Эти слова оказались пророческими…
Тут уже включился мой характер. Похмелье потихонечку прошло. Спал я тогда еще плохо, можно сказать, практически не спал. Этим я страдаю почти всю свою жизнь: от похмелья не могу уснуть. И вот я лежал и думал о том, как сказать парням, чтобы они не переживали, что я их предам и в таком духе. Всякая чушь в голову лезла. А проснувшись утром, решил: «Да пошло оно все к черту! Пойду воевать, а там как карта ляжет». В том, что я не сдамся в плен, как бы пафосно это ни звучало, я был уверен на 200%. И не потому, что я какой-то герой, просто я не хотел, чтобы меня мучили – ненавижу боль. Как по мне: лучше умереть и все. К этому я был морально готов – к тому, что погибну. И на тот момент меня это устраивало.
Наступило 30 декабря, нас определили на позицию.
– Все, ребят, собираемся, получаем автоматы и едем.
Снова страх, снова дрожь в коленях. В голове сидела только одна мысль, которая потом еще долго меня преследовала: «Вот нихера себе, я бухнул!» Конечно, до этого пьянка много куда меня приводила, но в первый раз она привела меня на боевые действия.
Мы получили оружие, записали и стали ждать отправки. Всем выдали разгрузку и автоматы с одним магазином. Дополнительный магазин мы должны были получить уже в пункте временной дислокации. Поздно вечером приехали 5 или 6 автобусов. Наше подразделение село в один из них. Я занял место рядом с парнем с позывным Аргын. Щуплый пацан невысокого роста, как говорят, метр с кепкой, но хитрый – ужас! В дальнейшем он станет моим близким товарищем. Он тоже оказался первоходом, парнишка родом из Казахстана. Как он попал в Вагнер – это отдельная история. Может быть, попозже я ее расскажу.
В юности, когда я был курсантом Суворовского училища, мы много раз ездили на боевые учения. Но в первый раз в жизни я ехал в автобусе с автоматом и в полном боевом снаряжении. Думаю, Министерство обороны просто обалдело бы, увидев, как вчерашние гражданские, первоходы, вот так запросто путешествуют с оружием. Никто не заморачивался на предмет того, что может твориться в голове у каждого отдельного солдата. Например, он с девочкой вчера поругался или еще что… Нет, об этом просто не думали, но, как ни странно, никаких эксцессов при этом не произошло. Никто не пытался никуда убежать или стрелять – все просто спокойно ехали, каждый со своим автоматом. Признаюсь, казалось, внутреннее пространство автобуса до отказа наполнено чувством страха. Многие, конечно, хорохорились, но боялись все.

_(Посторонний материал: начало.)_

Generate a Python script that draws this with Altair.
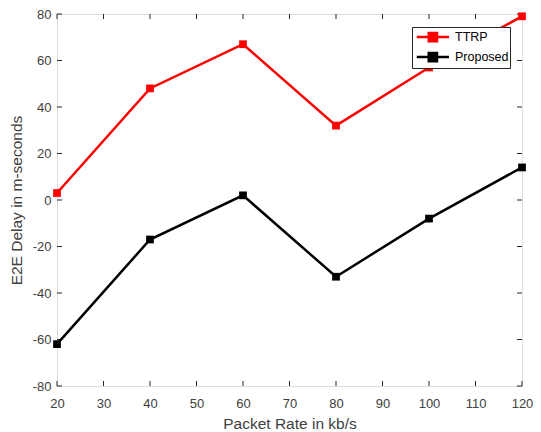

При въезде на территорию Украины я, конечно, обалдел, я бы даже сказал – охуел. Развалины, трубы, разбитые дома – все это было, будто кадры из кинохроники. Вот ты едешь по городу и понимаешь, что совсем недавно здесь жили люди, а сейчас только разруха. Это было нечто, то еще ощущение…
Нас привезли на пункт временной дислокации. Это оказался заброшенный завод, весь забитый оружием. Обстановка, как в играх типа Counter-Strike и тому подобных. На воротах стояли ребята – охрана. Все по-серьезному.